## Directions
Retype word for word the first line of the listing and each line after it up to the line with "const baseY = 821", with the pictures taken out.
☆ ☆ ☆ ☆ ☆ ☆ ☆
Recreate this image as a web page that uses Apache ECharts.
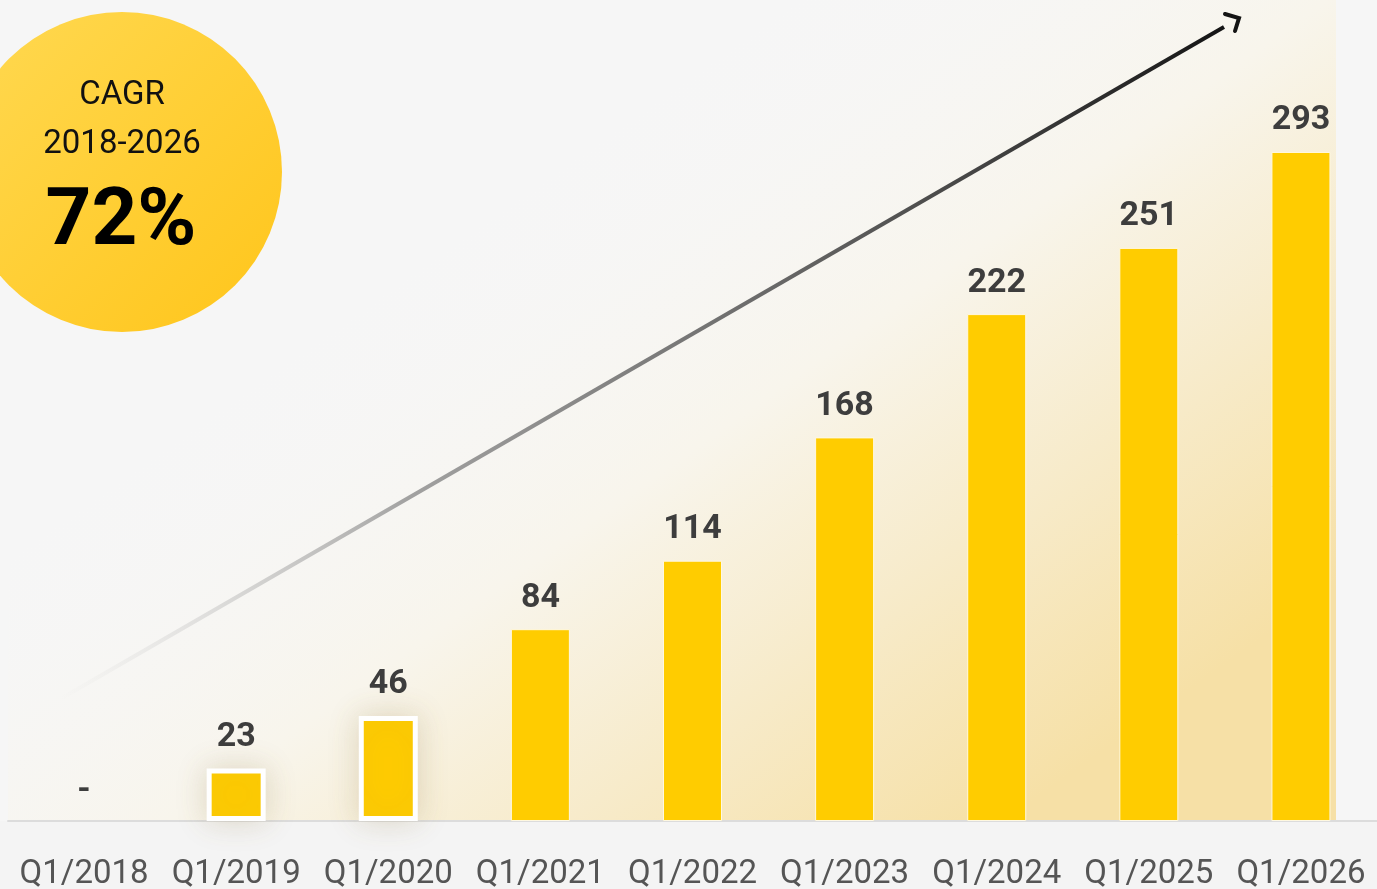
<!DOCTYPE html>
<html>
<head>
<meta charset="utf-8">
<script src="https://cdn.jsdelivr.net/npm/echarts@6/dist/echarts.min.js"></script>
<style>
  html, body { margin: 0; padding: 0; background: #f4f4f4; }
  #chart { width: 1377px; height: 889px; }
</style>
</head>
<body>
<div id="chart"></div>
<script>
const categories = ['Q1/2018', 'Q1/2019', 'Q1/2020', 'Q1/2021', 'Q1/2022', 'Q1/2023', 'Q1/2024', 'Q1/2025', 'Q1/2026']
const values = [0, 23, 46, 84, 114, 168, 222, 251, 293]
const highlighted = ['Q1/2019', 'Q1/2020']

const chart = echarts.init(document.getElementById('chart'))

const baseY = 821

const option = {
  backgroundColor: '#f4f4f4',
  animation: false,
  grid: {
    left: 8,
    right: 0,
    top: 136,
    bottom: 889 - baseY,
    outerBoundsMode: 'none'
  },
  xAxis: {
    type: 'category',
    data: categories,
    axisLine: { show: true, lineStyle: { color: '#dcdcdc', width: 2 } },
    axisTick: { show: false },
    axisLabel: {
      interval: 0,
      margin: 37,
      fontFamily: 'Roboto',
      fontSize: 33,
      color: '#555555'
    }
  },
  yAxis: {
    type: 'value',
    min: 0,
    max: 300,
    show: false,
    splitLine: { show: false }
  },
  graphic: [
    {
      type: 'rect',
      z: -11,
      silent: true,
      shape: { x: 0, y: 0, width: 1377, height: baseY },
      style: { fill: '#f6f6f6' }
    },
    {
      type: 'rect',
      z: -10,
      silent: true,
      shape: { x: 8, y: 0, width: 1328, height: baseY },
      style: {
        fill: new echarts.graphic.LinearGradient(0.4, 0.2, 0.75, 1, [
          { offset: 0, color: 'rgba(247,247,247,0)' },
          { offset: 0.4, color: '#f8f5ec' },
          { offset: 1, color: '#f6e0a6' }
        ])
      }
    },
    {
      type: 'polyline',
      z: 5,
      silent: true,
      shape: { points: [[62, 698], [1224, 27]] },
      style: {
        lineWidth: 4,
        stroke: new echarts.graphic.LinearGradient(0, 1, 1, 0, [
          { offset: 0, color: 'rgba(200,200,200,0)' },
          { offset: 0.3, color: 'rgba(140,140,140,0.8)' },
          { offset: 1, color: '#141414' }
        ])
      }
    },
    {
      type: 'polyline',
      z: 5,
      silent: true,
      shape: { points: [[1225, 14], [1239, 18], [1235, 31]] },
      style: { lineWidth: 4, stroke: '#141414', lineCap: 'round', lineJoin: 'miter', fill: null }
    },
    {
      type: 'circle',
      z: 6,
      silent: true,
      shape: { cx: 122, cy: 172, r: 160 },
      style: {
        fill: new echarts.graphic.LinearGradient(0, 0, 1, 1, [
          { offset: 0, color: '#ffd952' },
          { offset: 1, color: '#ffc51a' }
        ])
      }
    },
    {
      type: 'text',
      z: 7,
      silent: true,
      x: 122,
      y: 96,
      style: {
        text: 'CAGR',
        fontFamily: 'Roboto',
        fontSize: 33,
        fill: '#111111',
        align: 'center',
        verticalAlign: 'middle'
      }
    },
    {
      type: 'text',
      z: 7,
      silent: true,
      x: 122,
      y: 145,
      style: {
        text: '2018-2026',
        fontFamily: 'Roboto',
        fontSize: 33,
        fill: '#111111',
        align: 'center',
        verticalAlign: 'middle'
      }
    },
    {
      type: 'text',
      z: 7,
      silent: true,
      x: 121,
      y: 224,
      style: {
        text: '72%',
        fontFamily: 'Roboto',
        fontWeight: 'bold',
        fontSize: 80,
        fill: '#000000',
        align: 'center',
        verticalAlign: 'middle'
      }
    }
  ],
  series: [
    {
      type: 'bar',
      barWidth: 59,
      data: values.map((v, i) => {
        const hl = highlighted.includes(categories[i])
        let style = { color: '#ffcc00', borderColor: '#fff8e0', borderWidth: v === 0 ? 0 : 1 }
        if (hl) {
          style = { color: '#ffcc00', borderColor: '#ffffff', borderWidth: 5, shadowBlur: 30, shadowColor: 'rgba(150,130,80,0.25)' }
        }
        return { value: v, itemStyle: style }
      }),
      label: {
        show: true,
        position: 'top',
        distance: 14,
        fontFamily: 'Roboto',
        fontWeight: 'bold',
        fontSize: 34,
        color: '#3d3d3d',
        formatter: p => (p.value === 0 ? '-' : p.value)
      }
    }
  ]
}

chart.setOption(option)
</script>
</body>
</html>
☆ ☆ ☆ ☆ ☆ ☆ ☆
## Response to this exercise
Recreate this image as a web page that uses Apache ECharts.
<!DOCTYPE html>
<html>
<head>
<meta charset="utf-8">
<script src="https://cdn.jsdelivr.net/npm/echarts@6/dist/echarts.min.js"></script>
<style>
  html, body { margin: 0; padding: 0; background: #f4f4f4; }
  #chart { width: 1377px; height: 889px; }
</style>
</head>
<body>
<div id="chart"></div>
<script>
const categories = ['Q1/2018', 'Q1/2019', 'Q1/2020', 'Q1/2021', 'Q1/2022', 'Q1/2023', 'Q1/2024', 'Q1/2025', 'Q1/2026']
const values = [0, 23, 46, 84, 114, 168, 222, 251, 293]
const highlighted = ['Q1/2019', 'Q1/2020']

const chart = echarts.init(document.getElementById('chart'))

const baseY = 821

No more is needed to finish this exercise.